The kids are back in school so here's a lesson in what school was like in Makua Valley 105 years ago. It was a little whitewashed box of a school surrounded by six little houses and a church. At 11 a.m., the railroad train stopped to let off the haole schoolteacher.

This was the signal for the pupils to come in from swimming, their hair and bare feet still wet and sticky with sand. They competed to carry the schoolteacher's coffee bottle and lunch box. Girls wore holoku; one proudly strutted around in a pair of boots but no stockings. The boys wore Japanese shirts and overalls.

The previous teacher had ridden a mule eight dusty miles from Waianae Plantation to start school at 9 a.m. But this teacher arranged to begin classes later, when she arrived on train, and stayed until the last train left at 3:30 p.m. Her goal was to teach the children to speak English. What English they knew were swear words.

One white man who had gone native lived in Makua Valley. The rest were Hawaiians and some Chinese and Japanese. The school was just large enough for the teacher's desk and benches for 20 children. The church stood next door right out the window. When the teacher asked what kind of a church it was, she was told: "Just a plain Christian church."

Services were once a month.
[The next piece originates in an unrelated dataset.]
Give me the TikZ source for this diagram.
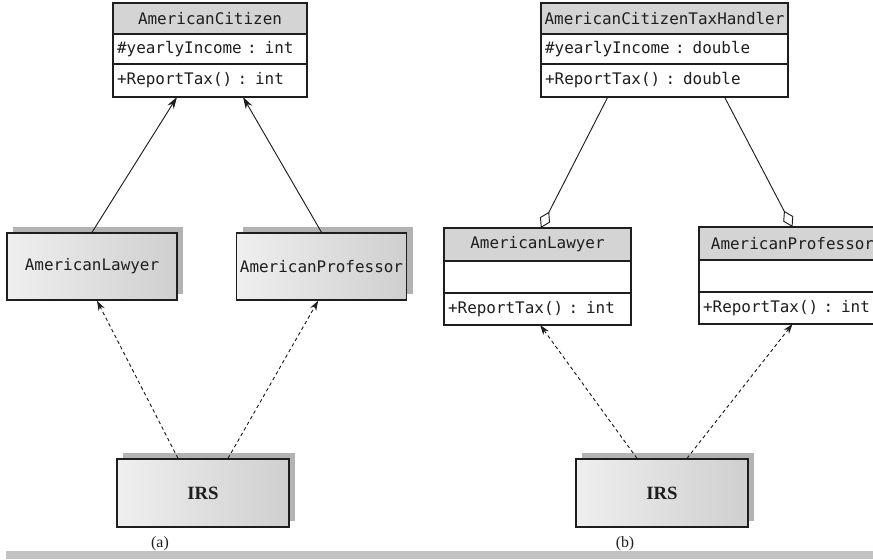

The first question a student asked the teacher was "Have you ever seen Jesus Christ?"

One of the teacher's first duties was to see if the kids had something to eat before they came to school. If they didn't eat, they fell asleep in class. Those who fell asleep were sent home to eat. They also got a licking.

When the teacher asked, "What did you have to eat this morning?" Abraham answered, "Crabs and salt fish." Mikala was more inventive, spinning out, "Coffee, pancakes, poi, fish, rice, sugar cane and crackers." This was a list of all the foods she'd be eating that day.

None of the kids had been to Honolulu. When the teacher described elevators, "like express trains going to the tops of buildings," all the kids laughed at the joke.

Coffee they gathered from old trees in the valley. They grew and dried tobacco at home. Poi cost $2.50 a week, crackers $1 a month, flour $12 a year. The teacher visited an 8-year-old at his house and found him under a kiawe tree frying griddle cakes over a cracker-tin stove. It was all he had for dinner.

The teacher noticed one peculiarity of the students — an uncanny ability to memorize. She read to them lines from Longfellow's "Hiawatha." They repeated the lines word for word.